+++ Information provided

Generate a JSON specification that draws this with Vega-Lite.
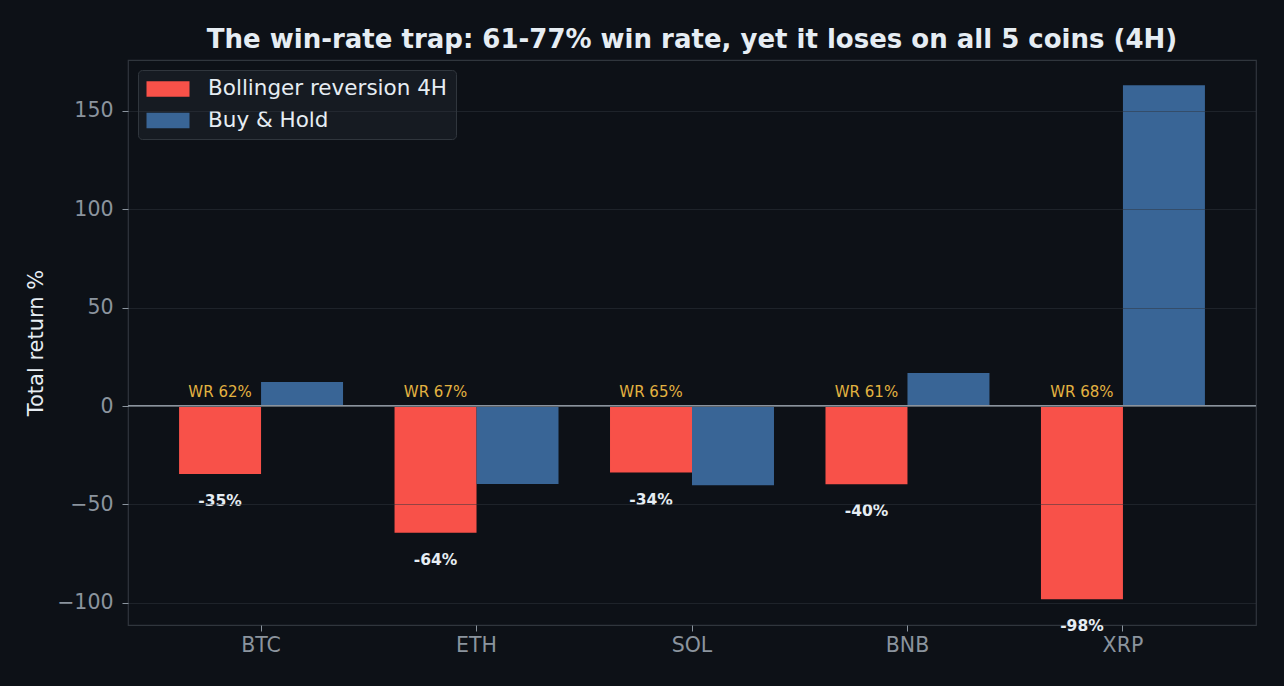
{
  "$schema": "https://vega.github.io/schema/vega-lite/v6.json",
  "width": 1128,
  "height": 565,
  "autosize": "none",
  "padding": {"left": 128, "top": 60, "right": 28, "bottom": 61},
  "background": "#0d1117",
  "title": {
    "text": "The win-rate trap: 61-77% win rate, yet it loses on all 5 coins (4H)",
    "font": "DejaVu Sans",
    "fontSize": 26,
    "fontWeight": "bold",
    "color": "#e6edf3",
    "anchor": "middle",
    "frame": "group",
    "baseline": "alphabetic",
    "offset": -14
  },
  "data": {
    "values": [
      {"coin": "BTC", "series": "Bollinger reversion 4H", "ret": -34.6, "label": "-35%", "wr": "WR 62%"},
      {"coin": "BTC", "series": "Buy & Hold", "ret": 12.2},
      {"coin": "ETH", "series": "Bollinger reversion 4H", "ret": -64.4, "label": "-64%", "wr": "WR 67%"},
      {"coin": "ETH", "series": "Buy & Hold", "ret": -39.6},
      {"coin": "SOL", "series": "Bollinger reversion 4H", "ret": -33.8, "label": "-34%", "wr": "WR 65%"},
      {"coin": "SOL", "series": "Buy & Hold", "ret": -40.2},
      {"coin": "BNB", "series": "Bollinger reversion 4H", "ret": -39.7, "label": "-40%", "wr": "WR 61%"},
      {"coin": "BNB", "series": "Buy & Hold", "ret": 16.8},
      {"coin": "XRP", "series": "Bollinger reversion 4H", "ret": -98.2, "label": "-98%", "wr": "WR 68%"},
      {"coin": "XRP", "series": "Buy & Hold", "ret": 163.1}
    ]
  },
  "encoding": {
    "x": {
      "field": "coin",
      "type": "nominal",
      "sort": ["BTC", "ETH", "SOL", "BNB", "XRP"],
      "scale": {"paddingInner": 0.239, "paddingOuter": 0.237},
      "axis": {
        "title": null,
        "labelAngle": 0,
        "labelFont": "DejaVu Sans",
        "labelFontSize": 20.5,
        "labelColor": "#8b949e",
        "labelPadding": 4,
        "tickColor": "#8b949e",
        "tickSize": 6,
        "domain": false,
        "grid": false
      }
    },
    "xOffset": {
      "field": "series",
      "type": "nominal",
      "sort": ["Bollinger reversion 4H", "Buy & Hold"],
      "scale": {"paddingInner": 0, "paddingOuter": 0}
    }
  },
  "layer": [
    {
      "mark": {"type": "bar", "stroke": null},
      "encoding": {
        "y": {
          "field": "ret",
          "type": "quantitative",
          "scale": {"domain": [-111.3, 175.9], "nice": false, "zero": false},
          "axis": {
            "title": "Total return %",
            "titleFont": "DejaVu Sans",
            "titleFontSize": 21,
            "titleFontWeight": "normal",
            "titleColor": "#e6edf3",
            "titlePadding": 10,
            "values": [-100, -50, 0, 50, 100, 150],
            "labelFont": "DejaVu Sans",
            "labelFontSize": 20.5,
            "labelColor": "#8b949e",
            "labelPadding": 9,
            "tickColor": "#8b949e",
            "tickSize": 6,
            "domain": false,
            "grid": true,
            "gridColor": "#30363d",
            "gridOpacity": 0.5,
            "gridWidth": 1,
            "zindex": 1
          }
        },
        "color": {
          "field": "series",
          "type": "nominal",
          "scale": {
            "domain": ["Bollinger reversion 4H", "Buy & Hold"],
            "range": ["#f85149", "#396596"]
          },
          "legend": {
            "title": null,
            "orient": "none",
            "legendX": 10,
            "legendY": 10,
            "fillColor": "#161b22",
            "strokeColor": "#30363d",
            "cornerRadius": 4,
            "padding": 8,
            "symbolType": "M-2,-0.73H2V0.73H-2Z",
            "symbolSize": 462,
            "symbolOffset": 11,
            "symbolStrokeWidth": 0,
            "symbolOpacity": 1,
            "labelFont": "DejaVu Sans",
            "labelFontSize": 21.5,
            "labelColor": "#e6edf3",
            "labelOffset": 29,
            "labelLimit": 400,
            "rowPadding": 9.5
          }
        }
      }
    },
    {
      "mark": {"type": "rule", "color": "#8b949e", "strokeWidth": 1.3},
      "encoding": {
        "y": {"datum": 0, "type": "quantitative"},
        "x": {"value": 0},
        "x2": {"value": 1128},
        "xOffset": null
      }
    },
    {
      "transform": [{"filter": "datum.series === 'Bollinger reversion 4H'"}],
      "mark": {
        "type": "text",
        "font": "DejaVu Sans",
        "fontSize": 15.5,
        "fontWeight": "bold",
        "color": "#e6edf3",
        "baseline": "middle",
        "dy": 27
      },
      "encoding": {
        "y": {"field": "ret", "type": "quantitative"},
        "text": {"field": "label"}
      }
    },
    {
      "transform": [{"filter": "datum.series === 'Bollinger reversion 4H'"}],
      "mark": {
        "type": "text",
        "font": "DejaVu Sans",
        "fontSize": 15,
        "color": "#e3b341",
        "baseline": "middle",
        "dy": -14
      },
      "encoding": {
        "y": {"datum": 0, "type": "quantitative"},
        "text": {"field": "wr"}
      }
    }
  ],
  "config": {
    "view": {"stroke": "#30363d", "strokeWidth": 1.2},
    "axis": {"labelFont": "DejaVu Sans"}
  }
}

++++++

Copy out each line exactly, without the pictures.

_Result below_
Generate a JSON specification that draws this with Vega-Lite.
{
  "$schema": "https://vega.github.io/schema/vega-lite/v6.json",
  "width": 1128,
  "height": 565,
  "autosize": "none",
  "padding": {"left": 128, "top": 60, "right": 28, "bottom": 61},
  "background": "#0d1117",
  "title": {
    "text": "The win-rate trap: 61-77% win rate, yet it loses on all 5 coins (4H)",
    "font": "DejaVu Sans",
    "fontSize": 26,
    "fontWeight": "bold",
    "color": "#e6edf3",
    "anchor": "middle",
    "frame": "group",
    "baseline": "alphabetic",
    "offset": -14
  },
  "data": {
    "values": [
      {"coin": "BTC", "series": "Bollinger reversion 4H", "ret": -34.6, "label": "-35%", "wr": "WR 62%"},
      {"coin": "BTC", "series": "Buy & Hold", "ret": 12.2},
      {"coin": "ETH", "series": "Bollinger reversion 4H", "ret": -64.4, "label": "-64%", "wr": "WR 67%"},
      {"coin": "ETH", "series": "Buy & Hold", "ret": -39.6},
      {"coin": "SOL", "series": "Bollinger reversion 4H", "ret": -33.8, "label": "-34%", "wr": "WR 65%"},
      {"coin": "SOL", "series": "Buy & Hold", "ret": -40.2},
      {"coin": "BNB", "series": "Bollinger reversion 4H", "ret": -39.7, "label": "-40%", "wr": "WR 61%"},
      {"coin": "BNB", "series": "Buy & Hold", "ret": 16.8},
      {"coin": "XRP", "series": "Bollinger reversion 4H", "ret": -98.2, "label": "-98%", "wr": "WR 68%"},
      {"coin": "XRP", "series": "Buy & Hold", "ret": 163.1}
    ]
  },
  "encoding": {
    "x": {
      "field": "coin",
      "type": "nominal",
      "sort": ["BTC", "ETH", "SOL", "BNB", "XRP"],
      "scale": {"paddingInner": 0.239, "paddingOuter": 0.237},
      "axis": {
        "title": null,
        "labelAngle": 0,
        "labelFont": "DejaVu Sans",
        "labelFontSize": 20.5,
        "labelColor": "#8b949e",
        "labelPadding": 4,
        "tickColor": "#8b949e",
        "tickSize": 6,
        "domain": false,
        "grid": false
      }
    },
    "xOffset": {
      "field": "series",
      "type": "nominal",
      "sort": ["Bollinger reversion 4H", "Buy & Hold"],
      "scale": {"paddingInner": 0, "paddingOuter": 0}
    }
  },
  "layer": [
    {
      "mark": {"type": "bar", "stroke": null},
      "encoding": {
        "y": {
          "field": "ret",
          "type": "quantitative",
          "scale": {"domain": [-111.3, 175.9], "nice": false, "zero": false},
          "axis": {
            "title": "Total return %",
            "titleFont": "DejaVu Sans",
            "titleFontSize": 21,
            "titleFontWeight": "normal",
            "titleColor": "#e6edf3",
            "titlePadding": 10,
            "values": [-100, -50, 0, 50, 100, 150],
            "labelFont": "DejaVu Sans",
            "labelFontSize": 20.5,
            "labelColor": "#8b949e",
            "labelPadding": 9,
            "tickColor": "#8b949e",
            "tickSize": 6,
            "domain": false,
            "grid": true,
            "gridColor": "#30363d",
            "gridOpacity": 0.5,
            "gridWidth": 1,
            "zindex": 1
          }
        },
        "color": {
          "field": "series",
          "type": "nominal",
          "scale": {
            "domain": ["Bollinger reversion 4H", "Buy & Hold"],
            "range": ["#f85149", "#396596"]
          },
          "legend": {
            "title": null,
            "orient": "none",
            "legendX": 10,
            "legendY": 10,
            "fillColor": "#161b22",
            "strokeColor": "#30363d",
            "cornerRadius": 4,
            "padding": 8,
            "symbolType": "M-2,-0.73H2V0.73H-2Z",
            "symbolSize": 462,
            "symbolOffset": 11,
            "symbolStrokeWidth": 0,
            "symbolOpacity": 1,
            "labelFont": "DejaVu Sans",
            "labelFontSize": 21.5,
            "labelColor": "#e6edf3",
            "labelOffset": 29,
            "labelLimit": 400,
            "rowPadding": 9.5
          }
        }
      }
    },
    {
      "mark": {"type": "rule", "color": "#8b949e", "strokeWidth": 1.3},
      "encoding": {
        "y": {"datum": 0, "type": "quantitative"},
        "x": {"value": 0},
        "x2": {"value": 1128},
        "xOffset": null
      }
    },
    {
      "transform": [{"filter": "datum.series === 'Bollinger reversion 4H'"}],
      "mark": {
        "type": "text",
        "font": "DejaVu Sans",
        "fontSize": 15.5,
        "fontWeight": "bold",
        "color": "#e6edf3",
        "baseline": "middle",
        "dy": 27
      },
      "encoding": {
        "y": {"field": "ret", "type": "quantitative"},
        "text": {"field": "label"}
      }
    },
    {
      "transform": [{"filter": "datum.series === 'Bollinger reversion 4H'"}],
      "mark": {
        "type": "text",
        "font": "DejaVu Sans",
        "fontSize": 15,
        "color": "#e3b341",
        "baseline": "middle",
        "dy": -14
      },
      "encoding": {
        "y": {"datum": 0, "type": "quantitative"},
        "text": {"field": "wr"}
      }
    }
  ],
  "config": {
    "view": {"stroke": "#30363d", "strokeWidth": 1.2},
    "axis": {"labelFont": "DejaVu Sans"}
  }
}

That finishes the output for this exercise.